From the first line of the entries below through the line bearing "import pandas as pd", write out each line exactly. Omit pictures.

* start Stored rows *

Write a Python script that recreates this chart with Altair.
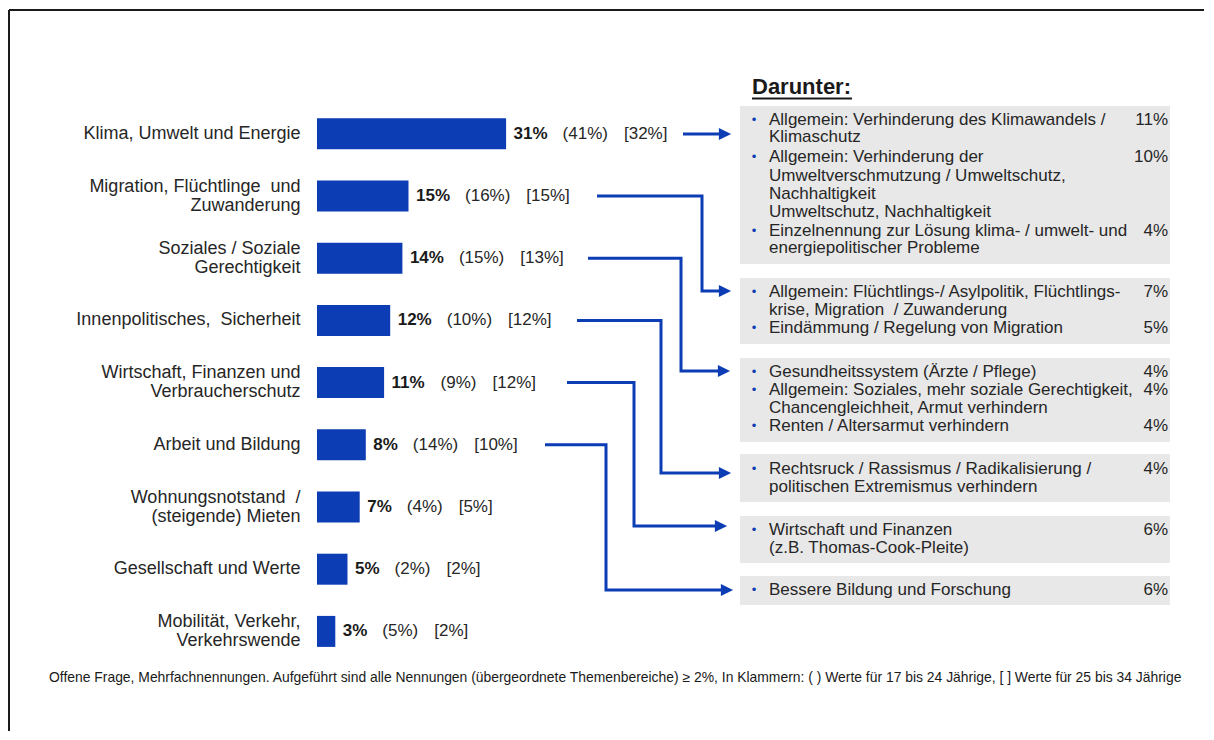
import altair as alt
import pandas as pd

# ---------------- data ----------------
CATEGORIES = [
    "Klima, Umwelt und Energie",
    "Migration, Flüchtlinge\u00a0 und\nZuwanderung",
    "Soziales / Soziale\nGerechtigkeit",
    "Innenpolitisches,\u00a0 Sicherheit",
    "Wirtschaft, Finanzen und\nVerbraucherschutz",
    "Arbeit und Bildung",
    "Wohnungsnotstand\u00a0 /\n(steigende) Mieten",
    "Gesellschaft und Werte",
    "Mobilität, Verkehr,\nVerkehrswende",
]
TOTAL = [31, 15, 14, 12, 11, 8, 7, 5, 3]
AGE_17_24 = [41, 16, 15, 10, 9, 14, 4, 2, 5]
AGE_25_34 = [32, 15, 13, 12, 12, 10, 5, 2, 2]

SUB_ITEMS = [
    ["Allgemein: Verhinderung des Klimawandels /\nKlimaschutz",
     "Allgemein: Verhinderung der\nUmweltverschmutzung / Umweltschutz,\nNachhaltigkeit\nUmweltschutz, Nachhaltigkeit",
     "Einzelnennung zur Lösung klima- / umwelt- und\nenergiepolitischer Probleme"],
    ["Allgemein: Flüchtlings-/ Asylpolitik, Flüchtlings-\nkrise, Migration\u00a0 / Zuwanderung",
     "Eindämmung / Regelung von Migration"],
    ["Gesundheitssystem (Ärzte / Pflege)",
     "Allgemein: Soziales, mehr soziale Gerechtigkeit,\nChancengleichheit, Armut verhindern",
     "Renten / Altersarmut verhindern"],
    ["Rechtsruck / Rassismus / Radikalisierung /\npolitischen Extremismus verhindern"],
    ["Wirtschaft und Finanzen\n(z.B. Thomas-Cook-Pleite)"],
    ["Bessere Bildung und Forschung"],
]
SUB_VALUES = [[11, 10, 4], [7, 5], [4, 4, 4], [4], [6], [6]]
SUB_SOURCE = [0, 1, 2, 3, 4, 5]

HEADER = "Darunter:"
FOOTNOTE = ("Offene Frage, Mehrfachnennungen. Aufgeführt sind alle Nennungen (übergeordnete "
            "Themenbereiche) \u2265 2%, In Klammern: ( ) Werte für 17 bis 24 Jährige, [ ] Werte für 25 bis 34 Jährige")

# ---------------- layout (page pixels) ----------------
W, H = 1196, 722
BAR_X0 = 317.0
PX_PER_PCT = 6.1
ROW0 = 132.8
ROW_STEP = 62.2
BAR_H = 31.0
CAT_LH = 19.0

BLUE = "#0d3db4"
GRAY_BOX = "#e8e8e8"
TXT = "#262626"
FONT = "Liberation Sans"


def X(px):
    return (px - BAR_X0) / PX_PER_PCT


def Y(py):
    return (py - ROW0) / ROW_STEP


XS = alt.Scale(domain=[X(8), X(8 + W)], nice=False, zero=False)
YS = alt.Scale(domain=[Y(8), Y(8 + H)], nice=False, zero=False, reverse=True)


def ex(f="x"):
    return alt.X(f"{f}:Q", scale=XS, axis=None)


def ey(f="y"):
    return alt.Y(f"{f}:Q", scale=YS, axis=None)


# boxes of the right panel (top, bottom) and line centres
BOX_X = (740, 1170)
BOX_TB = [(105, 263), (277, 343), (357, 441), (453, 501), (515, 562), (575, 604)]
LINE_Y = [
    [119, 136, 156, 175, 193, 211, 230, 247],
    [291, 309, 327],
    [371, 388.5, 406.5, 425],
    [468, 486],
    [529, 547],
    [589],
]

# connectors: start x, vertical x, arrow tip x, end y (page px)
CONN = [
    (683, None, 731, 133),
    (597, 702, 731, 290),
    (588, 681, 730, 370),
    (577, 661, 731, 472),
    (567, 634, 727, 525),
    (545, 606, 733, 589),
]

# ---------------- tables ----------------
n = len(CATEGORIES)
bars = pd.DataFrame({
    "cat": CATEGORIES,
    "row": list(range(n)),
    "value": TOTAL,
})
bars["y0"] = bars["row"] - (BAR_H / 2) / ROW_STEP
bars["y1"] = bars["row"] + (BAR_H / 2) / ROW_STEP
bars["zero"] = 0.0
bars["lx"] = X(300.5)
# first-line position so that a multi-line label block is centred on its bar
bars["ly"] = [r - (c.count("\n") * CAT_LH / 2) / ROW_STEP
              for r, c in zip(bars["row"], CATEGORIES)]


def w_bold(v):
    return 17 * (0.556 * len(str(v)) + 0.889)


def w_paren(v):
    return 17 * (0.666 + 0.556 * len(str(v)) + 0.889)


bars["t_bold"] = [f"{v}%" for v in TOTAL]
bars["t_par"] = [f"({v}%)" for v in AGE_17_24]
bars["t_brk"] = [f"[{v}%]" for v in AGE_25_34]
bx, px_, kx = [], [], []
for v, a in zip(TOTAL, AGE_17_24):
    end = BAR_X0 + PX_PER_PCT * v
    b = end + 7.5
    p = b + w_bold(v) + 15
    k = p + w_paren(a) + 16
    bx.append(X(b)); px_.append(X(p)); kx.append(X(k))
bars["xb"], bars["xp"], bars["xk"] = bx, px_, kx

# boxes
boxes = pd.DataFrame({
    "x0": [X(BOX_X[0])] * len(BOX_TB),
    "x1": [X(BOX_X[1])] * len(BOX_TB),
    "y0": [Y(t) for t, b in BOX_TB],
    "y1": [Y(b) for t, b in BOX_TB],
})

# sub item lines
lines, bullets, pcts = [], [], []
for bi, items in enumerate(SUB_ITEMS):
    k = 0
    for it, val in zip(items, SUB_VALUES[bi]):
        parts = it.split("\n")
        for j, p in enumerate(parts):
            yy = Y(LINE_Y[bi][k])
            lines.append({"x": X(769), "y": yy, "t": p})
            if j == 0:
                bullets.append({"x": X(754), "y": yy, "t": "\u2022"})
                pcts.append({"x": X(1168), "y": yy, "t": f"{val}%"})
            k += 1
lines = pd.DataFrame(lines)
bullets = pd.DataFrame(bullets)
pcts = pd.DataFrame(pcts)

# connectors
cpts, heads = [], []
for ci, (sx, vx, tip, ey_) in enumerate(CONN):
    src = SUB_SOURCE[ci]
    sy = ROW0 + ROW_STEP * src
    if vx is None:
        pts = [(sx, ey_), (tip - 8, ey_)]
    else:
        pts = [(sx, sy), (vx, sy), (vx, ey_), (tip - 8, ey_)]
    for oi, (a, b) in enumerate(pts):
        cpts.append({"c": ci, "o": oi, "x": X(a), "y": Y(b)})
    heads.append({"x": X(tip - 6), "y": Y(ey_)})
cpts = pd.DataFrame(cpts)
heads = pd.DataFrame(heads)

# ---------------- layers ----------------
frame = alt.Chart(pd.DataFrame({
    "x": [X(9), X(9)], "x2": [X(8 + W), X(9)],
    "y": [Y(9), Y(9)], "y2": [Y(9), Y(8 + H)],
})).mark_rule(color="#1a1a1a", strokeWidth=2).encode(
    x=ex("x"), x2="x2:Q", y=ey("y"), y2="y2:Q")

bar_layer = alt.Chart(bars).mark_rect(color=BLUE).encode(
    x=ex("zero"), x2="value:Q", y=ey("y0"), y2="y1:Q")

cat_layer = alt.Chart(bars).mark_text(
    align="right", baseline="middle", fontSize=18, font=FONT, color=TXT,
    lineBreak="\n", lineHeight=CAT_LH).encode(x=ex("lx"), y=ey("ly"), text="cat:N")

bold_layer = alt.Chart(bars).mark_text(
    align="left", baseline="middle", fontSize=17, font=FONT, fontWeight="bold",
    color="#1a1a1a").encode(x=ex("xb"), y=ey("row"), text="t_bold:N")
par_layer = alt.Chart(bars).mark_text(
    align="left", baseline="middle", fontSize=17, font=FONT, color=TXT).encode(
    x=ex("xp"), y=ey("row"), text="t_par:N")
brk_layer = alt.Chart(bars).mark_text(
    align="left", baseline="middle", fontSize=17, font=FONT, color=TXT).encode(
    x=ex("xk"), y=ey("row"), text="t_brk:N")

box_layer = alt.Chart(boxes).mark_rect(color=GRAY_BOX).encode(
    x=ex("x0"), x2="x1:Q", y=ey("y0"), y2="y1:Q")

line_layer = alt.Chart(lines).mark_text(
    align="left", baseline="middle", fontSize=17, font=FONT, color=TXT).encode(
    x=ex("x"), y=ey("y"), text="t:N")
bullet_layer = alt.Chart(bullets).mark_text(
    align="center", baseline="middle", fontSize=13, font=FONT, color=BLUE).encode(
    x=ex("x"), y=ey("y"), text="t:N")
pct_layer = alt.Chart(pcts).mark_text(
    align="right", baseline="middle", fontSize=17, font=FONT, color=TXT).encode(
    x=ex("x"), y=ey("y"), text="t:N")

conn_layer = alt.Chart(cpts).mark_line(
    color=BLUE, strokeWidth=3, strokeJoin="miter", strokeCap="butt").encode(
    x=ex("x"), y=ey("y"), detail="c:N", order="o:Q")
head_layer = alt.Chart(heads).mark_point(
    shape="M-1,-1L1,0L-1,1Z", filled=True, size=150, color=BLUE, opacity=1,
    strokeWidth=0).encode(x=ex("x"), y=ey("y"))

hdr = pd.DataFrame({"x": [X(752)], "y": [Y(86)], "t": [HEADER],
                    "ux": [X(752)], "ux2": [X(852)], "uy": [Y(97.5)]})
hdr_layer = alt.Chart(hdr).mark_text(
    align="left", baseline="middle", fontSize=22, font=FONT, fontWeight="bold",
    color="#1a1a1a").encode(x=ex("x"), y=ey("y"), text="t:N")
uline_layer = alt.Chart(hdr).mark_rule(color="#1a1a1a", strokeWidth=1.8).encode(
    x=ex("ux"), x2="ux2:Q", y=ey("uy"))

foot = pd.DataFrame({"x": [X(49)], "y": [Y(677)], "t": [FOOTNOTE]})
foot_layer = alt.Chart(foot).mark_text(
    align="left", baseline="middle", fontSize=13.9, font=FONT, color="#1a1a1a").encode(
    x=ex("x"), y=ey("y"), text="t:N")

chart = alt.layer(
    frame, box_layer, bar_layer, cat_layer, bold_layer, par_layer, brk_layer,
    conn_layer, head_layer, line_layer, bullet_layer, pct_layer,
    hdr_layer, uline_layer, foot_layer,
).properties(width=W, height=H, padding=0, background="white").configure_view(stroke=None)

chart.save("out.html", embed_options={"renderer": "svg", "actions": False})
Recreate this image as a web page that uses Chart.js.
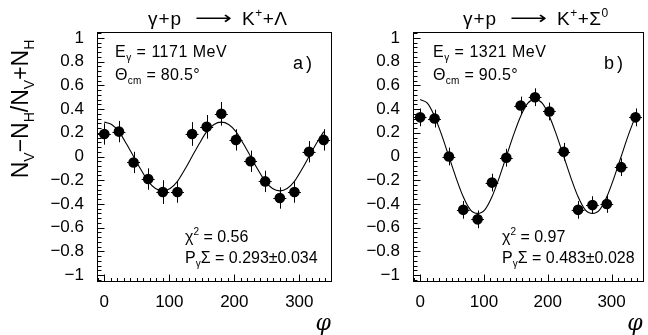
<!DOCTYPE html>
<html><head><meta charset="utf-8">
<script src="https://cdn.jsdelivr.net/npm/chart.js@4"></script>
<style>
html,body{margin:0;padding:0;background:#fff;}
#wrap{position:relative;width:648px;height:335px;overflow:hidden;}
canvas{position:absolute;top:0;}
</style></head><body>
<div id="wrap">
<canvas id="ca" width="340" height="335" style="left:0"></canvas>
<canvas id="cb" width="308" height="335" style="left:340px"></canvas>
</div>
<script>
// ---- data ----
const phiBins = [0,22.5,45,67.5,90,112.5,135,157.5,180,202.5,225,247.5,270,292.5,315,337.5];
const asymA = [0.19,0.21,-0.05,-0.19,-0.30,-0.30,0.19,0.25,0.36,0.14,-0.04,-0.21,-0.35,-0.30,0.04,0.14];
const errA  = [0.09,0.09,0.09,0.09,0.10,0.09,0.10,0.10,0.10,0.09,0.09,0.09,0.09,0.09,0.09,0.09];
const asymB = [0.33,0.32,0.00,-0.45,-0.53,-0.22,-0.01,0.43,0.50,0.38,0.04,-0.45,-0.41,-0.40,-0.09,0.33];
const errB  = [0.075,0.075,0.075,0.075,0.075,0.075,0.075,0.075,0.075,0.075,0.075,0.075,0.075,0.075,0.075,0.075];
const phiErr = 10;
const fitPhi = [0,11.25,22.5,33.75,45,56.25,67.5,78.75,90,101.25,112.5,123.75,135,146.25,157.5,168.75,180,191.25,202.5,213.75,225,236.25,247.5,258.75,270,281.25,292.5,303.75,315,326.25,337.5];
const fitA = [0.29,0.27,0.21,0.11,0,-0.11,-0.21,-0.27,-0.29,-0.27,-0.21,-0.11,0,0.11,0.21,0.27,0.29,0.27,0.21,0.11,0,-0.11,-0.21,-0.27,-0.29,-0.27,-0.21,-0.11,0,0.11,0.21];
const fitB = [0.48,0.45,0.34,0.18,0,-0.18,-0.34,-0.45,-0.48,-0.45,-0.34,-0.18,0,0.18,0.34,0.45,0.48,0.45,0.34,0.18,0,-0.18,-0.34,-0.45,-0.48,-0.45,-0.34,-0.18,0,0.18,0.34];
const yTickValues = [-1,-0.8,-0.6,-0.4,-0.2,0,0.2,0.4,0.6,0.8,1];
const xTickValues = [0,100,200,300];
const panelA = {reaction:['Λ',''], energy:'1171', theta:'80.5', chi2:'0.56', sigma:'0.293±0.034', tag:'a'};
const panelB = {reaction:['Σ','0'], energy:'1321', theta:'90.5', chi2:'0.97', sigma:'0.483±0.028', tag:'b'};

const FONT = '"Liberation Sans", Arial, sans-serif';

function drawRich(ctx, x, y, parts, size, align, spacing) {
  // parts: [text, mode] mode: 0 normal, 1 sub, 2 sup
  ctx.letterSpacing = (spacing || 0) + 'px';
  let w = 0;
  const sizes = parts.map(p => p[1] ? Math.round(size*0.62) : size);
  parts.forEach((p,i) => { ctx.font = sizes[i] + 'px ' + FONT; w += ctx.measureText(p[0]).width; });
  let cx = align === 'center' ? x - w/2 : x;
  ctx.textAlign = 'left';
  ctx.textBaseline = 'alphabetic';
  parts.forEach((p,i) => {
    ctx.font = sizes[i] + 'px ' + FONT;
    const dy = p[1] === 1 ? size*0.28 : (p[1] === 2 ? -size*0.42 : 0);
    ctx.fillText(p[0], cx, y + dy);
    cx += ctx.measureText(p[0]).width;
  });
  ctx.letterSpacing = '0px';
  return w;
}

function makePlugin(asym, err, info, titleX, annX, chiX, tagX, withYTitle) {
  return {
    id: 'rootStyle' + info.tag,
    beforeDatasetsDraw(chart) {
      const ctx = chart.ctx, xs = chart.scales.x, ys = chart.scales.y;
      ctx.save();
      ctx.strokeStyle = '#000';
      ctx.lineWidth = 1;
      ctx.beginPath();
      phiBins.forEach((p, i) => {
        const px = Math.round(xs.getPixelForValue(p)) + 0.5;
        const py = Math.round(ys.getPixelForValue(asym[i])) + 0.5;
        ctx.moveTo(px, ys.getPixelForValue(asym[i] - err[i]));
        ctx.lineTo(px, ys.getPixelForValue(asym[i] + err[i]));
        ctx.moveTo(xs.getPixelForValue(p - phiErr), py);
        ctx.lineTo(xs.getPixelForValue(p + phiErr), py);
      });
      ctx.stroke();
      ctx.restore();
    },
    afterDraw(chart) {
      const ctx = chart.ctx, xs = chart.scales.x, ys = chart.scales.y, a = chart.chartArea;
      ctx.save();
      ctx.strokeStyle = '#000';
      ctx.fillStyle = '#000';
      ctx.lineWidth = 1;
      const L = Math.round(a.left) + 0.5, R = Math.round(a.right) + 0.5, T = Math.round(a.top) + 0.5, B = Math.round(a.bottom) + 0.5;
      ctx.strokeRect(L, T, R - L, B - T);
      ctx.beginPath();
      for (let k = -26; k <= 26; k++) {
        const v = k * 0.04;
        const py = Math.round(ys.getPixelForValue(v)) + 0.5;
        const len = (k % 5 === 0) ? 7 : 4;
        ctx.moveTo(L, py); ctx.lineTo(L + len, py);
      }
      for (let k = -1; k <= 34; k++) {
        const v = k * 10;
        const px = Math.round(xs.getPixelForValue(v)) + 0.5;
        const len = (k % 10 === 0) ? 7 : 3.5;
        ctx.moveTo(px, B); ctx.lineTo(px, B - len);
      }
      ctx.stroke();

      // panel title
      drawRich(ctx, titleX, 25, [['γ+p',0]], 19, 'left', 1);
      ctx.save();
      ctx.font = '18px "DejaVu Sans", sans-serif';
      const aw = ctx.measureText('⟶').width;
      ctx.translate(titleX + 47, 0);
      ctx.scale(37 / aw, 1);
      ctx.textAlign = 'left'; ctx.textBaseline = 'alphabetic';
      ctx.fillText('⟶', 0, 24);
      ctx.restore();
      const rparts = [['K',0],['+',2],['+' + info.reaction[0],0]];
      if (info.reaction[1]) rparts.push([info.reaction[1],2]);
      drawRich(ctx, titleX + 94, 25, rparts, 19, 'left', 0.5);

      // annotations
      drawRich(ctx, annX, 57, [['E',0],['γ',1],[' = ' + info.energy + ' MeV',0]], 16, 'left', 0.5);
      drawRich(ctx, annX, 80, [['Θ',0],['cm',1],[' = ' + info.theta + '°',0]], 16, 'left', 0.3);
      ctx.font = '18px ' + FONT;
      ctx.textBaseline = 'alphabetic'; ctx.textAlign = 'left';
      ctx.fillText(info.tag, tagX, 69);
      ctx.fillText(')', tagX + 13, 69);
      drawRich(ctx, chiX, 242, [['χ',0],['2',2],[' = ' + info.chi2,0]], 16, 'left');
      drawRich(ctx, chiX, 263, [['P',0],['γ',1],['Σ = ' + info.sigma,0]], 16, 'left');

      if (withYTitle) {
        ctx.save();
        ctx.translate(28, 109);
        ctx.rotate(-Math.PI / 2);
        drawRich(ctx, 0, 0, [['N',0],['V',1],['−',0],['N',0],['H',1],['/',0],['N',0],['V',1],['+',0],['N',0],['H',1]], 23, 'center');
        ctx.restore();
      }
      ctx.restore();
    }
  };
}

function makeChart(id, asym, err, fit, info, geom) {
  const fmt = v => (v < 0 ? '−' : '') + String(Math.abs(v));
  return new Chart(document.getElementById(id), {
    data: {
      datasets: [
        { type: 'scatter', data: phiBins.map((p, i) => ({x: p, y: asym[i]})),
          pointRadius: 5.3, pointHoverRadius: 5.3, backgroundColor: '#000', borderColor: '#000', borderWidth: 0, order: 0 },
        { type: 'line', data: fitPhi.map((p, i) => ({x: p, y: fit[i]})),
          borderColor: '#000', borderWidth: 1.1, pointRadius: 0, fill: false, cubicInterpolationMode: 'monotone', order: 1 }
      ]
    },
    options: {
      responsive: false, animation: false, devicePixelRatio: 1,
      layout: { padding: { left: 0, right: geom.padRight, top: 32, bottom: 0 } },
      plugins: { legend: { display: false }, tooltip: { enabled: false }, title: { display: false } },
      scales: {
        x: { type: 'linear', min: -11.25, max: 348.75,
             grid: { display: false, drawTicks: false }, border: { display: false },
             afterBuildTicks: s => { s.ticks = xTickValues.map(v => ({value: v})); },
             afterFit: s => { s.height = 54; },
             ticks: { color: '#000', font: { family: FONT, size: 17 }, padding: 11, maxRotation: 0, autoSkip: false },
             title: { display: true, text: 'φ', align: 'end', color: '#000',
                      font: { family: '"DejaVu Serif", serif', size: 22, style: 'italic', lineHeight: 1 }, padding: { top: 0, bottom: 0 } } },
        y: { type: 'linear', min: -1.05, max: 1.05,
             grid: { display: false, drawTicks: false }, border: { display: false },
             afterBuildTicks: s => { s.ticks = yTickValues.map(v => ({value: v})); },
             afterFit: s => { s.width = geom.yWidth; },
             ticks: { color: '#000', font: { family: FONT, size: 17 }, padding: 13, autoSkip: false, callback: v => fmt(v) } }
      }
    },
    plugins: [makePlugin(asym, err, info, geom.titleX, geom.annX, geom.chiX, geom.tagX, geom.yTitle)]
  });
}

makeChart('ca', asymA, errA, fitA, panelA, { padRight: 9, yWidth: 97, titleX: 148, annX: 115, chiX: 185, tagX: 293, yTitle: true });
makeChart('cb', asymB, errB, fitB, panelB, { padRight: 3, yWidth: 73, titleX: 123, annX: 93, chiX: 162, tagX: 264, yTitle: false });
</script>
</body></html>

* end Stored rows *

#### Task result:
Write a Python script that recreates this chart with Altair.
import altair as alt
import pandas as pd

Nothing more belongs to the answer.